▶ [COLLECTED DATA]:
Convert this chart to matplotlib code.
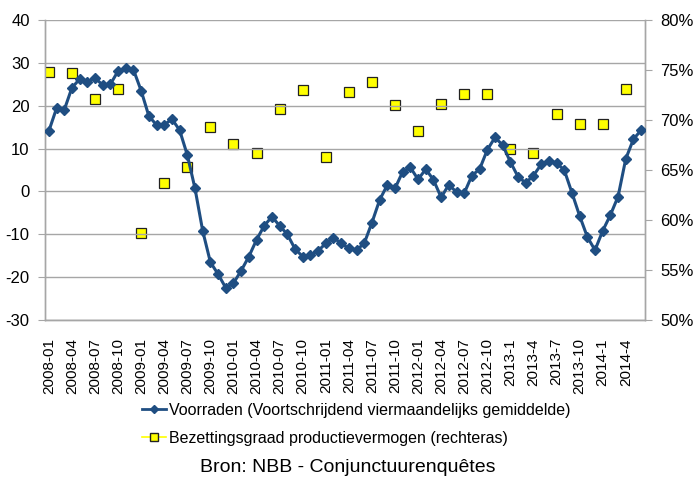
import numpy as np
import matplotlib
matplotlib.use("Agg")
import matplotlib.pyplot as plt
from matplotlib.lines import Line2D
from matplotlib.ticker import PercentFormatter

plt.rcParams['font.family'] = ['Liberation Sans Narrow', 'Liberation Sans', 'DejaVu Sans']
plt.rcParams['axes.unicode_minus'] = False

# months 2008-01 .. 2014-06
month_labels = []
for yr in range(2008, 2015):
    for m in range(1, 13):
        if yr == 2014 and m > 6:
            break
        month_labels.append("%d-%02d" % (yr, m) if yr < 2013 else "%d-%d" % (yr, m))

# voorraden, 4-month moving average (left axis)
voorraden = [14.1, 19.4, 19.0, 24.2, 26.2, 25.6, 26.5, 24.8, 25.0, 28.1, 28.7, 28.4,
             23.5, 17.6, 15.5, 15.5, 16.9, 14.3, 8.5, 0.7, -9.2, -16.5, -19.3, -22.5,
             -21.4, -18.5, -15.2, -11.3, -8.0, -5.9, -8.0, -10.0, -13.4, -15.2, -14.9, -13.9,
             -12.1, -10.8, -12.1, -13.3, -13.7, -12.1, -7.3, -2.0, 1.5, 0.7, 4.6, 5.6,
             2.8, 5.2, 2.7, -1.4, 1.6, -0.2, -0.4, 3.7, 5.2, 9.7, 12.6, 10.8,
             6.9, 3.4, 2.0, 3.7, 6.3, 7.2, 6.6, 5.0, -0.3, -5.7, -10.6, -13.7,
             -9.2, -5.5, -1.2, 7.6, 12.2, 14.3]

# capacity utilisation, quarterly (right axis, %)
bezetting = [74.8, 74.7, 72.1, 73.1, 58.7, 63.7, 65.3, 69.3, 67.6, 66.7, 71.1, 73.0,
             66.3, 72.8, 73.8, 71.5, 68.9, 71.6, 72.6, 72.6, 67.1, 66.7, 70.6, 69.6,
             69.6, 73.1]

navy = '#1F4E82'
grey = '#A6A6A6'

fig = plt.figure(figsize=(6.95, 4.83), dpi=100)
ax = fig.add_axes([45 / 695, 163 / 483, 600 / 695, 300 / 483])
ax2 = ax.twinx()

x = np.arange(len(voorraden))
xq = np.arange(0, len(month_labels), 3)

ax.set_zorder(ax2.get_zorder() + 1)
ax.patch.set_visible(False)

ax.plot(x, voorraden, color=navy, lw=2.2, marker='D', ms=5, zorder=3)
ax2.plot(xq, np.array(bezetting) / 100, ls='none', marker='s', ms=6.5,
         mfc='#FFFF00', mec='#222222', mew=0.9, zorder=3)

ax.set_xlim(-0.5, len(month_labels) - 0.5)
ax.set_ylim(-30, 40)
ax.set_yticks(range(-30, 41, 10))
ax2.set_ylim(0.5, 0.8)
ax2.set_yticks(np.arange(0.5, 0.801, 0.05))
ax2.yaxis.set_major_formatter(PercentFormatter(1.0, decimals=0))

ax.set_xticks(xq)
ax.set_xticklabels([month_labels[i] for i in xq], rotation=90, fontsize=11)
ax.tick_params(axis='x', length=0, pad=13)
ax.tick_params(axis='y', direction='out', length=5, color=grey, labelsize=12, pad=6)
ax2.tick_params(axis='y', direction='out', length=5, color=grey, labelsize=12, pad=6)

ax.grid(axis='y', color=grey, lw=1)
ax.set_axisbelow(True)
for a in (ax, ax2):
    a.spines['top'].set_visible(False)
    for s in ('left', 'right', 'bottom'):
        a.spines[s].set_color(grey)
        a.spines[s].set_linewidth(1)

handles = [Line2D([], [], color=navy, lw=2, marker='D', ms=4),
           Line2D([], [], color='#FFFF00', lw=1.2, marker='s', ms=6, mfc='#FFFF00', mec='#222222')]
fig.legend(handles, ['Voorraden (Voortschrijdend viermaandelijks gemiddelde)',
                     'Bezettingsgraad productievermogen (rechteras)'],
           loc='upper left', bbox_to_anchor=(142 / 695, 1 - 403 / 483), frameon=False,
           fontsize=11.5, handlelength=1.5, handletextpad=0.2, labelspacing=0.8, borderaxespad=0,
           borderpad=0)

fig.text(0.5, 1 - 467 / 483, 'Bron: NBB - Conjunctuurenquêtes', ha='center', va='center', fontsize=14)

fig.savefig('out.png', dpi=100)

▶ [SET TASK]: Reproduce the material above in full and without alteration, but skip all pictures.

▶ [RESULT OF THE TASK]:
Convert this chart to matplotlib code.
import numpy as np
import matplotlib
matplotlib.use("Agg")
import matplotlib.pyplot as plt
from matplotlib.lines import Line2D
from matplotlib.ticker import PercentFormatter

plt.rcParams['font.family'] = ['Liberation Sans Narrow', 'Liberation Sans', 'DejaVu Sans']
plt.rcParams['axes.unicode_minus'] = False

# months 2008-01 .. 2014-06
month_labels = []
for yr in range(2008, 2015):
    for m in range(1, 13):
        if yr == 2014 and m > 6:
            break
        month_labels.append("%d-%02d" % (yr, m) if yr < 2013 else "%d-%d" % (yr, m))

# voorraden, 4-month moving average (left axis)
voorraden = [14.1, 19.4, 19.0, 24.2, 26.2, 25.6, 26.5, 24.8, 25.0, 28.1, 28.7, 28.4,
             23.5, 17.6, 15.5, 15.5, 16.9, 14.3, 8.5, 0.7, -9.2, -16.5, -19.3, -22.5,
             -21.4, -18.5, -15.2, -11.3, -8.0, -5.9, -8.0, -10.0, -13.4, -15.2, -14.9, -13.9,
             -12.1, -10.8, -12.1, -13.3, -13.7, -12.1, -7.3, -2.0, 1.5, 0.7, 4.6, 5.6,
             2.8, 5.2, 2.7, -1.4, 1.6, -0.2, -0.4, 3.7, 5.2, 9.7, 12.6, 10.8,
             6.9, 3.4, 2.0, 3.7, 6.3, 7.2, 6.6, 5.0, -0.3, -5.7, -10.6, -13.7,
             -9.2, -5.5, -1.2, 7.6, 12.2, 14.3]

# capacity utilisation, quarterly (right axis, %)
bezetting = [74.8, 74.7, 72.1, 73.1, 58.7, 63.7, 65.3, 69.3, 67.6, 66.7, 71.1, 73.0,
             66.3, 72.8, 73.8, 71.5, 68.9, 71.6, 72.6, 72.6, 67.1, 66.7, 70.6, 69.6,
             69.6, 73.1]

navy = '#1F4E82'
grey = '#A6A6A6'

fig = plt.figure(figsize=(6.95, 4.83), dpi=100)
ax = fig.add_axes([45 / 695, 163 / 483, 600 / 695, 300 / 483])
ax2 = ax.twinx()

x = np.arange(len(voorraden))
xq = np.arange(0, len(month_labels), 3)

ax.set_zorder(ax2.get_zorder() + 1)
ax.patch.set_visible(False)

ax.plot(x, voorraden, color=navy, lw=2.2, marker='D', ms=5, zorder=3)
ax2.plot(xq, np.array(bezetting) / 100, ls='none', marker='s', ms=6.5,
         mfc='#FFFF00', mec='#222222', mew=0.9, zorder=3)

ax.set_xlim(-0.5, len(month_labels) - 0.5)
ax.set_ylim(-30, 40)
ax.set_yticks(range(-30, 41, 10))
ax2.set_ylim(0.5, 0.8)
ax2.set_yticks(np.arange(0.5, 0.801, 0.05))
ax2.yaxis.set_major_formatter(PercentFormatter(1.0, decimals=0))

ax.set_xticks(xq)
ax.set_xticklabels([month_labels[i] for i in xq], rotation=90, fontsize=11)
ax.tick_params(axis='x', length=0, pad=13)
ax.tick_params(axis='y', direction='out', length=5, color=grey, labelsize=12, pad=6)
ax2.tick_params(axis='y', direction='out', length=5, color=grey, labelsize=12, pad=6)

ax.grid(axis='y', color=grey, lw=1)
ax.set_axisbelow(True)
for a in (ax, ax2):
    a.spines['top'].set_visible(False)
    for s in ('left', 'right', 'bottom'):
        a.spines[s].set_color(grey)
        a.spines[s].set_linewidth(1)

handles = [Line2D([], [], color=navy, lw=2, marker='D', ms=4),
           Line2D([], [], color='#FFFF00', lw=1.2, marker='s', ms=6, mfc='#FFFF00', mec='#222222')]
fig.legend(handles, ['Voorraden (Voortschrijdend viermaandelijks gemiddelde)',
                     'Bezettingsgraad productievermogen (rechteras)'],
           loc='upper left', bbox_to_anchor=(142 / 695, 1 - 403 / 483), frameon=False,
           fontsize=11.5, handlelength=1.5, handletextpad=0.2, labelspacing=0.8, borderaxespad=0,
           borderpad=0)

fig.text(0.5, 1 - 467 / 483, 'Bron: NBB - Conjunctuurenquêtes', ha='center', va='center', fontsize=14)

fig.savefig('out.png', dpi=100)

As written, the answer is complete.